**Data shown:**

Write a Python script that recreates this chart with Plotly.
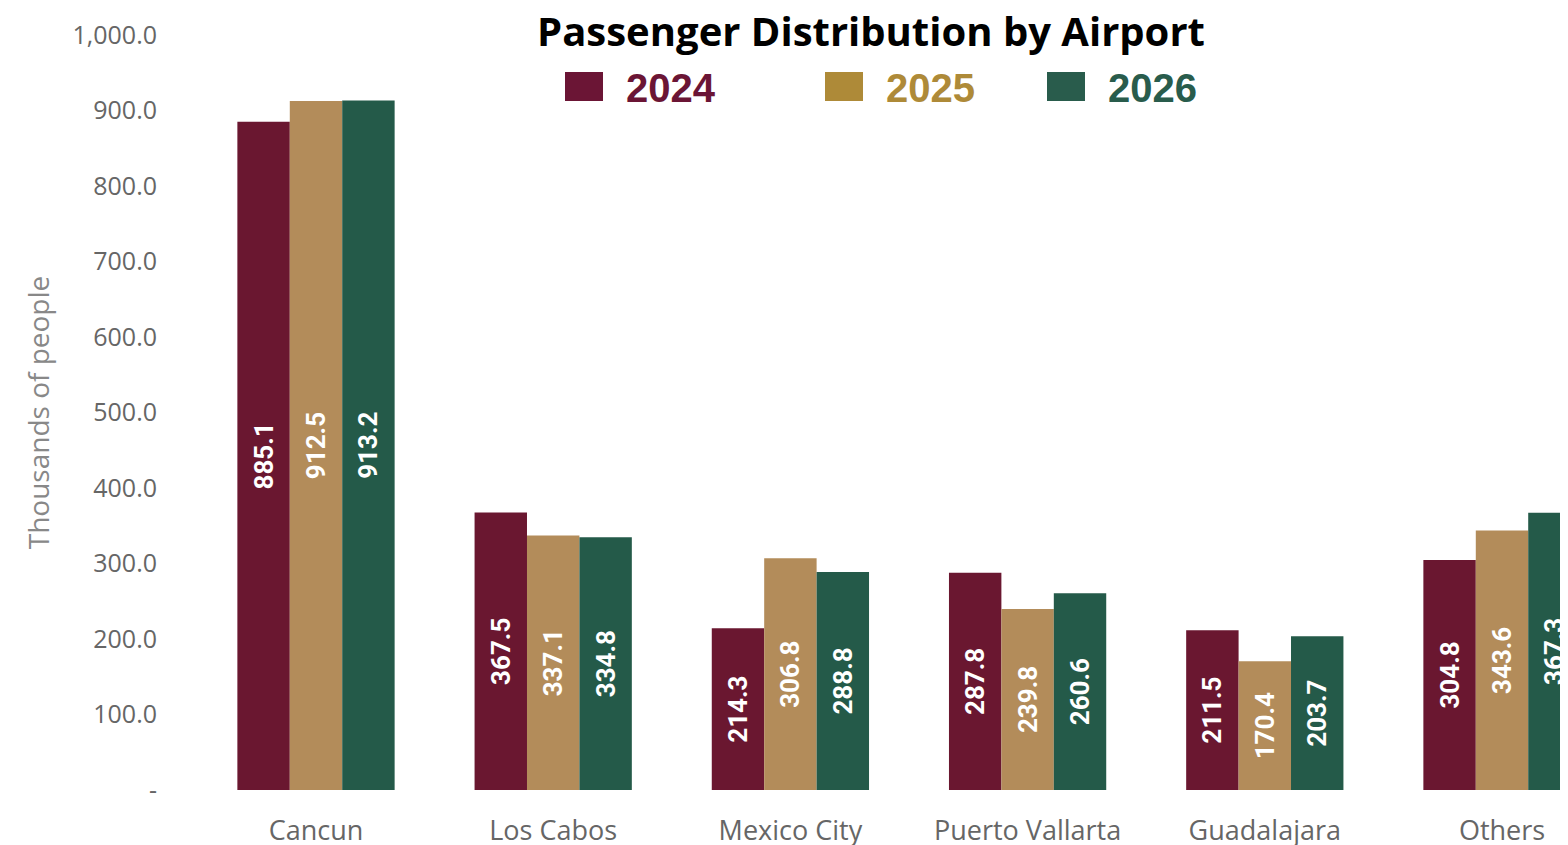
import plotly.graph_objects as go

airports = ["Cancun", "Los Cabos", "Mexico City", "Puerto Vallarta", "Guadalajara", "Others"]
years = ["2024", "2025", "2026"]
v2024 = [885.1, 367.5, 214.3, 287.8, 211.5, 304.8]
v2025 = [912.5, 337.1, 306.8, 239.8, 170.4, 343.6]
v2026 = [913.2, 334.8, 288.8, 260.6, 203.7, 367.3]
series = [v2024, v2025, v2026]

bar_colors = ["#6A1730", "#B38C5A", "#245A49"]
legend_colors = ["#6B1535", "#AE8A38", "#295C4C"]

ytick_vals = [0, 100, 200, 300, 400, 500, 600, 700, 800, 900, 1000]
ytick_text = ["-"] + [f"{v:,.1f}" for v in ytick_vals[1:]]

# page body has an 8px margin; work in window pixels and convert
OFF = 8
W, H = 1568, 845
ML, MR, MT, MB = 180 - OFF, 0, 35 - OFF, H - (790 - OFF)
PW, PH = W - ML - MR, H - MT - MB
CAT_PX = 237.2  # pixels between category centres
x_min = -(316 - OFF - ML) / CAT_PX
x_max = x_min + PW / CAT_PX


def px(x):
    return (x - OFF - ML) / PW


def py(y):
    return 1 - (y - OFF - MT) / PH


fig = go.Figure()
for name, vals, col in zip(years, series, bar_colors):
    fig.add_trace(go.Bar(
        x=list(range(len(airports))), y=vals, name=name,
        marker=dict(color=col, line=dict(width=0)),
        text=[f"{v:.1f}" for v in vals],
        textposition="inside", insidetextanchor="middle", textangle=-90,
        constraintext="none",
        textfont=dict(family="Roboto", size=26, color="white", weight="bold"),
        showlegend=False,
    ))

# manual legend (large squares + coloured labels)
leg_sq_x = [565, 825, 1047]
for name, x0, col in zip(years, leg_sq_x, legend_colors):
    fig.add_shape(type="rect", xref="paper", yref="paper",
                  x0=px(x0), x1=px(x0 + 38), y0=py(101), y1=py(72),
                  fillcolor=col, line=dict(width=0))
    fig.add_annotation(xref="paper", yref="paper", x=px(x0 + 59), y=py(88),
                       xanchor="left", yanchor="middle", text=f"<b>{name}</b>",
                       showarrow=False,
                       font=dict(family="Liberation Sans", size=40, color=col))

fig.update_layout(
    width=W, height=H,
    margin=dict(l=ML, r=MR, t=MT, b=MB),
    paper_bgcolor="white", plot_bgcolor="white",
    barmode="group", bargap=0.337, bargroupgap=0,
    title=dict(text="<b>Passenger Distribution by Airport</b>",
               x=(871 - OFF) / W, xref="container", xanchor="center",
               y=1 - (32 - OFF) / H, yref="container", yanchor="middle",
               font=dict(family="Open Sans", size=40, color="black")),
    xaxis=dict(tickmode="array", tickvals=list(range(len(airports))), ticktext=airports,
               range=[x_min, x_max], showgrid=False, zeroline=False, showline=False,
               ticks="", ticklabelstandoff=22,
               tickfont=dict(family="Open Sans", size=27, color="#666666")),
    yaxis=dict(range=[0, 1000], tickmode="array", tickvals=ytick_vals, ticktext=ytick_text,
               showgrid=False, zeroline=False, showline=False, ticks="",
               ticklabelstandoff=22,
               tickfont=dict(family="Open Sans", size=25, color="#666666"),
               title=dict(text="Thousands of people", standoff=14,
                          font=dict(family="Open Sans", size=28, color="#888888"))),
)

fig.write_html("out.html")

**Your task:** Copy the whole listing above word for word but do not carry over the pictures.

**Solution for this exercise:**
Write a Python script that recreates this chart with Plotly.
import plotly.graph_objects as go

airports = ["Cancun", "Los Cabos", "Mexico City", "Puerto Vallarta", "Guadalajara", "Others"]
years = ["2024", "2025", "2026"]
v2024 = [885.1, 367.5, 214.3, 287.8, 211.5, 304.8]
v2025 = [912.5, 337.1, 306.8, 239.8, 170.4, 343.6]
v2026 = [913.2, 334.8, 288.8, 260.6, 203.7, 367.3]
series = [v2024, v2025, v2026]

bar_colors = ["#6A1730", "#B38C5A", "#245A49"]
legend_colors = ["#6B1535", "#AE8A38", "#295C4C"]

ytick_vals = [0, 100, 200, 300, 400, 500, 600, 700, 800, 900, 1000]
ytick_text = ["-"] + [f"{v:,.1f}" for v in ytick_vals[1:]]

# page body has an 8px margin; work in window pixels and convert
OFF = 8
W, H = 1568, 845
ML, MR, MT, MB = 180 - OFF, 0, 35 - OFF, H - (790 - OFF)
PW, PH = W - ML - MR, H - MT - MB
CAT_PX = 237.2  # pixels between category centres
x_min = -(316 - OFF - ML) / CAT_PX
x_max = x_min + PW / CAT_PX


def px(x):
    return (x - OFF - ML) / PW


def py(y):
    return 1 - (y - OFF - MT) / PH


fig = go.Figure()
for name, vals, col in zip(years, series, bar_colors):
    fig.add_trace(go.Bar(
        x=list(range(len(airports))), y=vals, name=name,
        marker=dict(color=col, line=dict(width=0)),
        text=[f"{v:.1f}" for v in vals],
        textposition="inside", insidetextanchor="middle", textangle=-90,
        constraintext="none",
        textfont=dict(family="Roboto", size=26, color="white", weight="bold"),
        showlegend=False,
    ))

# manual legend (large squares + coloured labels)
leg_sq_x = [565, 825, 1047]
for name, x0, col in zip(years, leg_sq_x, legend_colors):
    fig.add_shape(type="rect", xref="paper", yref="paper",
                  x0=px(x0), x1=px(x0 + 38), y0=py(101), y1=py(72),
                  fillcolor=col, line=dict(width=0))
    fig.add_annotation(xref="paper", yref="paper", x=px(x0 + 59), y=py(88),
                       xanchor="left", yanchor="middle", text=f"<b>{name}</b>",
                       showarrow=False,
                       font=dict(family="Liberation Sans", size=40, color=col))

fig.update_layout(
    width=W, height=H,
    margin=dict(l=ML, r=MR, t=MT, b=MB),
    paper_bgcolor="white", plot_bgcolor="white",
    barmode="group", bargap=0.337, bargroupgap=0,
    title=dict(text="<b>Passenger Distribution by Airport</b>",
               x=(871 - OFF) / W, xref="container", xanchor="center",
               y=1 - (32 - OFF) / H, yref="container", yanchor="middle",
               font=dict(family="Open Sans", size=40, color="black")),
    xaxis=dict(tickmode="array", tickvals=list(range(len(airports))), ticktext=airports,
               range=[x_min, x_max], showgrid=False, zeroline=False, showline=False,
               ticks="", ticklabelstandoff=22,
               tickfont=dict(family="Open Sans", size=27, color="#666666")),
    yaxis=dict(range=[0, 1000], tickmode="array", tickvals=ytick_vals, ticktext=ytick_text,
               showgrid=False, zeroline=False, showline=False, ticks="",
               ticklabelstandoff=22,
               tickfont=dict(family="Open Sans", size=25, color="#666666"),
               title=dict(text="Thousands of people", standoff=14,
                          font=dict(family="Open Sans", size=28, color="#888888"))),
)

fig.write_html("out.html")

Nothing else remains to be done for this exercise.